* START Data shown *

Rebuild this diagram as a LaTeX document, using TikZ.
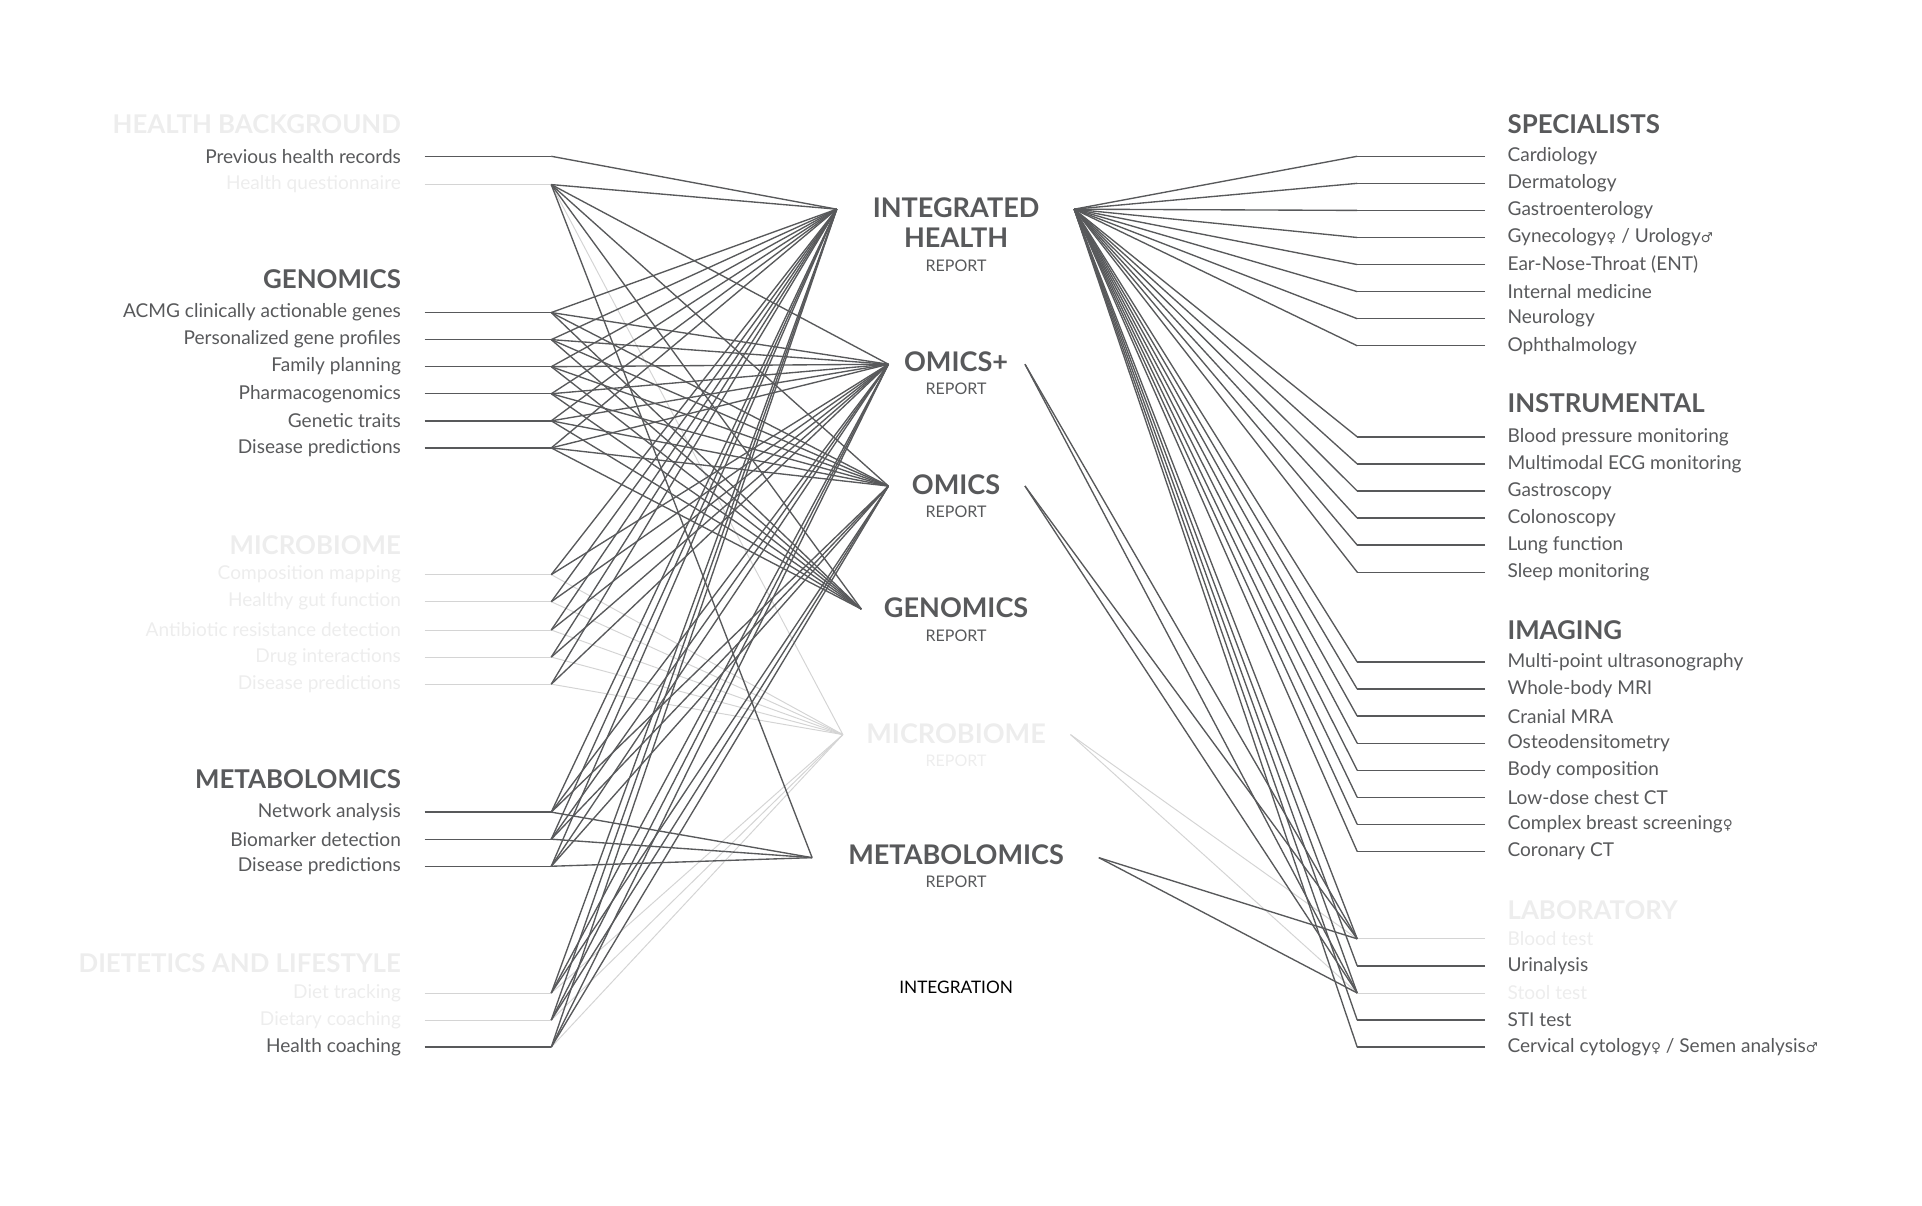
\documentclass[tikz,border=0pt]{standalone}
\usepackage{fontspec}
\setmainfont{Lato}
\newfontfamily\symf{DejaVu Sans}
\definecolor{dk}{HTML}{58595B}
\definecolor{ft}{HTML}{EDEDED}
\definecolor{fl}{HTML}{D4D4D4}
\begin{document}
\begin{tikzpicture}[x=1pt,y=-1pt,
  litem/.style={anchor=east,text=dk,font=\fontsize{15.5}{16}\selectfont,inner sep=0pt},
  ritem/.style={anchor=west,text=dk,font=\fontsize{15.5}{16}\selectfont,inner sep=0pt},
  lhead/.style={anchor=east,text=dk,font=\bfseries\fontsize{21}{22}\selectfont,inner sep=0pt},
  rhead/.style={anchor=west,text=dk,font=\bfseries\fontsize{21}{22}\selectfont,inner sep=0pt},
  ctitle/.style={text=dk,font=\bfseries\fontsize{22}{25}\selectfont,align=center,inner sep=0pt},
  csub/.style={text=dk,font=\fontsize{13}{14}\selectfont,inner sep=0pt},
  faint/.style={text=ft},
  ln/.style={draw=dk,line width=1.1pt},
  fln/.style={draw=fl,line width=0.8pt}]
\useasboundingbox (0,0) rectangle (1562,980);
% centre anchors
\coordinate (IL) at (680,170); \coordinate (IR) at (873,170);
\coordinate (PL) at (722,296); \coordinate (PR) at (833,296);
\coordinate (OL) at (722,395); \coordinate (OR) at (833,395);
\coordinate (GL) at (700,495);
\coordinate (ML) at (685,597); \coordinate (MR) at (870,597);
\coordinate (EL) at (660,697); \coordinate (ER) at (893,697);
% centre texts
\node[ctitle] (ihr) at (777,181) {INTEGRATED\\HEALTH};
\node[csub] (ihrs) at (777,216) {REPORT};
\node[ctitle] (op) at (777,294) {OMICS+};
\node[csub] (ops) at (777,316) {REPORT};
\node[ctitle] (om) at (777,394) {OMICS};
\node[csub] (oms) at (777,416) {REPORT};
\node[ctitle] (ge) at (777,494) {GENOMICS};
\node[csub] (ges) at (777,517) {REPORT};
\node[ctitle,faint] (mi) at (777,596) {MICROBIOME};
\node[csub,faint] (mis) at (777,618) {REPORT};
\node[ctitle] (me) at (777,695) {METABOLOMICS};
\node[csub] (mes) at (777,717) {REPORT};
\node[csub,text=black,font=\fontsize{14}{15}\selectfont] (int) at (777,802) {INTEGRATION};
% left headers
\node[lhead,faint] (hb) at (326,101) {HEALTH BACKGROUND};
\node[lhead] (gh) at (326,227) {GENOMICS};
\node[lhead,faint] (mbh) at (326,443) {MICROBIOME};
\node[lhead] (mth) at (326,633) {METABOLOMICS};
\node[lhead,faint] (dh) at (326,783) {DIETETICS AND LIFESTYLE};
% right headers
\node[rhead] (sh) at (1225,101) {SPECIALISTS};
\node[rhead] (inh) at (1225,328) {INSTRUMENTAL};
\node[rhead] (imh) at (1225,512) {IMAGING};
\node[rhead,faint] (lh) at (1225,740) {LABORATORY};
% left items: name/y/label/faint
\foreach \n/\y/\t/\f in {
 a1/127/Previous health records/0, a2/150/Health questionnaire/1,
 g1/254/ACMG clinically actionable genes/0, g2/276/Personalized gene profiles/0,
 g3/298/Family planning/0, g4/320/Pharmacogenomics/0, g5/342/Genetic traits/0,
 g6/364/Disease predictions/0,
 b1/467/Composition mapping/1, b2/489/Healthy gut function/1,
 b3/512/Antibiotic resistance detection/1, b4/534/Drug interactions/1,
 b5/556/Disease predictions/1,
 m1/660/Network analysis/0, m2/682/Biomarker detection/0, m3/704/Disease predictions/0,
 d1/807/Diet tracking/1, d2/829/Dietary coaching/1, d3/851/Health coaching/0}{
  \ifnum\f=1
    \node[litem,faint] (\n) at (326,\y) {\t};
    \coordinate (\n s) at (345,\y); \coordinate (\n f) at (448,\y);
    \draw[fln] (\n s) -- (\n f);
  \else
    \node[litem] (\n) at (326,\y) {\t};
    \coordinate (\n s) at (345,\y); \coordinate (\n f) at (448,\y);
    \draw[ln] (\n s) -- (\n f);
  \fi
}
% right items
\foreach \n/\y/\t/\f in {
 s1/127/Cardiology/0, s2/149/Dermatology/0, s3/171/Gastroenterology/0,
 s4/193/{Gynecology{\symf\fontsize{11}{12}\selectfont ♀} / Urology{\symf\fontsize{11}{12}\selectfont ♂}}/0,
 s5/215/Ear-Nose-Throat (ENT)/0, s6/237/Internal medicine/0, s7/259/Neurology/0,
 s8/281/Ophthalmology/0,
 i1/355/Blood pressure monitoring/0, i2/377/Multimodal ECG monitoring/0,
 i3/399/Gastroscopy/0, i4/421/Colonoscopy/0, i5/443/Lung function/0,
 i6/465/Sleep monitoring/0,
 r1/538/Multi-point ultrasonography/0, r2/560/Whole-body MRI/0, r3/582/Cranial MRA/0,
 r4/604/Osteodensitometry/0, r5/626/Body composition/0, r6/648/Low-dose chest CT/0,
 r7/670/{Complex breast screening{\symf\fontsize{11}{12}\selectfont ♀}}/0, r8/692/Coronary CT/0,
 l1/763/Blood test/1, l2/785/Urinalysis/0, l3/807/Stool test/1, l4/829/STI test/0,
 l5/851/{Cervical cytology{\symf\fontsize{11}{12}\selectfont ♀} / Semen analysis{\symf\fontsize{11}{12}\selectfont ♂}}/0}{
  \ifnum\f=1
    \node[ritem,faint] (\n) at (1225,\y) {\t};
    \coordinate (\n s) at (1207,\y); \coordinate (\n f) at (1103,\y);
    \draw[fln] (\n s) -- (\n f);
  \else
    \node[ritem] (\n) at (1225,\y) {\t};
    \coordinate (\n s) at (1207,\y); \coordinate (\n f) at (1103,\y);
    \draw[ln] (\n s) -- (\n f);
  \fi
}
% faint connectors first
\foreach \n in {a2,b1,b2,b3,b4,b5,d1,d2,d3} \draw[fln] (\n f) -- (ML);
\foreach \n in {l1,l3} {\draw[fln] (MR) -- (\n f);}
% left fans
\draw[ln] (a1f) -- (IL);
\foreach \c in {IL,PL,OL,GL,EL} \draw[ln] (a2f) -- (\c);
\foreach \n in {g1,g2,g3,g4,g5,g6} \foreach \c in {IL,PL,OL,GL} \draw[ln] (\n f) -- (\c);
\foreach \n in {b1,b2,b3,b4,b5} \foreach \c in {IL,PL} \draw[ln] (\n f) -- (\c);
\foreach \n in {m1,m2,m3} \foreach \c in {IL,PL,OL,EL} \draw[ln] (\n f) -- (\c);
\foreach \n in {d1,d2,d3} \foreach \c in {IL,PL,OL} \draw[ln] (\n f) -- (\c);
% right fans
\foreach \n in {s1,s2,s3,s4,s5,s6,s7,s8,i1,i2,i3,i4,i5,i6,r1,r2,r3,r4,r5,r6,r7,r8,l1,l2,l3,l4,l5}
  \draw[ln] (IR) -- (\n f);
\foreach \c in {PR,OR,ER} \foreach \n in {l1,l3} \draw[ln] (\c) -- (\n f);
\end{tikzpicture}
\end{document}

* END Data shown *

▶ _The exercise_:
Repeat the material above word for word and skip every image in it.

▶ _Written solution_:
Rebuild this diagram as a LaTeX document, using TikZ.
\documentclass[tikz,border=0pt]{standalone}
\usepackage{fontspec}
\setmainfont{Lato}
\newfontfamily\symf{DejaVu Sans}
\definecolor{dk}{HTML}{58595B}
\definecolor{ft}{HTML}{EDEDED}
\definecolor{fl}{HTML}{D4D4D4}
\begin{document}
\begin{tikzpicture}[x=1pt,y=-1pt,
  litem/.style={anchor=east,text=dk,font=\fontsize{15.5}{16}\selectfont,inner sep=0pt},
  ritem/.style={anchor=west,text=dk,font=\fontsize{15.5}{16}\selectfont,inner sep=0pt},
  lhead/.style={anchor=east,text=dk,font=\bfseries\fontsize{21}{22}\selectfont,inner sep=0pt},
  rhead/.style={anchor=west,text=dk,font=\bfseries\fontsize{21}{22}\selectfont,inner sep=0pt},
  ctitle/.style={text=dk,font=\bfseries\fontsize{22}{25}\selectfont,align=center,inner sep=0pt},
  csub/.style={text=dk,font=\fontsize{13}{14}\selectfont,inner sep=0pt},
  faint/.style={text=ft},
  ln/.style={draw=dk,line width=1.1pt},
  fln/.style={draw=fl,line width=0.8pt}]
\useasboundingbox (0,0) rectangle (1562,980);
% centre anchors
\coordinate (IL) at (680,170); \coordinate (IR) at (873,170);
\coordinate (PL) at (722,296); \coordinate (PR) at (833,296);
\coordinate (OL) at (722,395); \coordinate (OR) at (833,395);
\coordinate (GL) at (700,495);
\coordinate (ML) at (685,597); \coordinate (MR) at (870,597);
\coordinate (EL) at (660,697); \coordinate (ER) at (893,697);
% centre texts
\node[ctitle] (ihr) at (777,181) {INTEGRATED\\HEALTH};
\node[csub] (ihrs) at (777,216) {REPORT};
\node[ctitle] (op) at (777,294) {OMICS+};
\node[csub] (ops) at (777,316) {REPORT};
\node[ctitle] (om) at (777,394) {OMICS};
\node[csub] (oms) at (777,416) {REPORT};
\node[ctitle] (ge) at (777,494) {GENOMICS};
\node[csub] (ges) at (777,517) {REPORT};
\node[ctitle,faint] (mi) at (777,596) {MICROBIOME};
\node[csub,faint] (mis) at (777,618) {REPORT};
\node[ctitle] (me) at (777,695) {METABOLOMICS};
\node[csub] (mes) at (777,717) {REPORT};
\node[csub,text=black,font=\fontsize{14}{15}\selectfont] (int) at (777,802) {INTEGRATION};
% left headers
\node[lhead,faint] (hb) at (326,101) {HEALTH BACKGROUND};
\node[lhead] (gh) at (326,227) {GENOMICS};
\node[lhead,faint] (mbh) at (326,443) {MICROBIOME};
\node[lhead] (mth) at (326,633) {METABOLOMICS};
\node[lhead,faint] (dh) at (326,783) {DIETETICS AND LIFESTYLE};
% right headers
\node[rhead] (sh) at (1225,101) {SPECIALISTS};
\node[rhead] (inh) at (1225,328) {INSTRUMENTAL};
\node[rhead] (imh) at (1225,512) {IMAGING};
\node[rhead,faint] (lh) at (1225,740) {LABORATORY};
% left items: name/y/label/faint
\foreach \n/\y/\t/\f in {
 a1/127/Previous health records/0, a2/150/Health questionnaire/1,
 g1/254/ACMG clinically actionable genes/0, g2/276/Personalized gene profiles/0,
 g3/298/Family planning/0, g4/320/Pharmacogenomics/0, g5/342/Genetic traits/0,
 g6/364/Disease predictions/0,
 b1/467/Composition mapping/1, b2/489/Healthy gut function/1,
 b3/512/Antibiotic resistance detection/1, b4/534/Drug interactions/1,
 b5/556/Disease predictions/1,
 m1/660/Network analysis/0, m2/682/Biomarker detection/0, m3/704/Disease predictions/0,
 d1/807/Diet tracking/1, d2/829/Dietary coaching/1, d3/851/Health coaching/0}{
  \ifnum\f=1
    \node[litem,faint] (\n) at (326,\y) {\t};
    \coordinate (\n s) at (345,\y); \coordinate (\n f) at (448,\y);
    \draw[fln] (\n s) -- (\n f);
  \else
    \node[litem] (\n) at (326,\y) {\t};
    \coordinate (\n s) at (345,\y); \coordinate (\n f) at (448,\y);
    \draw[ln] (\n s) -- (\n f);
  \fi
}
% right items
\foreach \n/\y/\t/\f in {
 s1/127/Cardiology/0, s2/149/Dermatology/0, s3/171/Gastroenterology/0,
 s4/193/{Gynecology{\symf\fontsize{11}{12}\selectfont ♀} / Urology{\symf\fontsize{11}{12}\selectfont ♂}}/0,
 s5/215/Ear-Nose-Throat (ENT)/0, s6/237/Internal medicine/0, s7/259/Neurology/0,
 s8/281/Ophthalmology/0,
 i1/355/Blood pressure monitoring/0, i2/377/Multimodal ECG monitoring/0,
 i3/399/Gastroscopy/0, i4/421/Colonoscopy/0, i5/443/Lung function/0,
 i6/465/Sleep monitoring/0,
 r1/538/Multi-point ultrasonography/0, r2/560/Whole-body MRI/0, r3/582/Cranial MRA/0,
 r4/604/Osteodensitometry/0, r5/626/Body composition/0, r6/648/Low-dose chest CT/0,
 r7/670/{Complex breast screening{\symf\fontsize{11}{12}\selectfont ♀}}/0, r8/692/Coronary CT/0,
 l1/763/Blood test/1, l2/785/Urinalysis/0, l3/807/Stool test/1, l4/829/STI test/0,
 l5/851/{Cervical cytology{\symf\fontsize{11}{12}\selectfont ♀} / Semen analysis{\symf\fontsize{11}{12}\selectfont ♂}}/0}{
  \ifnum\f=1
    \node[ritem,faint] (\n) at (1225,\y) {\t};
    \coordinate (\n s) at (1207,\y); \coordinate (\n f) at (1103,\y);
    \draw[fln] (\n s) -- (\n f);
  \else
    \node[ritem] (\n) at (1225,\y) {\t};
    \coordinate (\n s) at (1207,\y); \coordinate (\n f) at (1103,\y);
    \draw[ln] (\n s) -- (\n f);
  \fi
}
% faint connectors first
\foreach \n in {a2,b1,b2,b3,b4,b5,d1,d2,d3} \draw[fln] (\n f) -- (ML);
\foreach \n in {l1,l3} {\draw[fln] (MR) -- (\n f);}
% left fans
\draw[ln] (a1f) -- (IL);
\foreach \c in {IL,PL,OL,GL,EL} \draw[ln] (a2f) -- (\c);
\foreach \n in {g1,g2,g3,g4,g5,g6} \foreach \c in {IL,PL,OL,GL} \draw[ln] (\n f) -- (\c);
\foreach \n in {b1,b2,b3,b4,b5} \foreach \c in {IL,PL} \draw[ln] (\n f) -- (\c);
\foreach \n in {m1,m2,m3} \foreach \c in {IL,PL,OL,EL} \draw[ln] (\n f) -- (\c);
\foreach \n in {d1,d2,d3} \foreach \c in {IL,PL,OL} \draw[ln] (\n f) -- (\c);
% right fans
\foreach \n in {s1,s2,s3,s4,s5,s6,s7,s8,i1,i2,i3,i4,i5,i6,r1,r2,r3,r4,r5,r6,r7,r8,l1,l2,l3,l4,l5}
  \draw[ln] (IR) -- (\n f);
\foreach \c in {PR,OR,ER} \foreach \n in {l1,l3} \draw[ln] (\c) -- (\n f);
\end{tikzpicture}
\end{document}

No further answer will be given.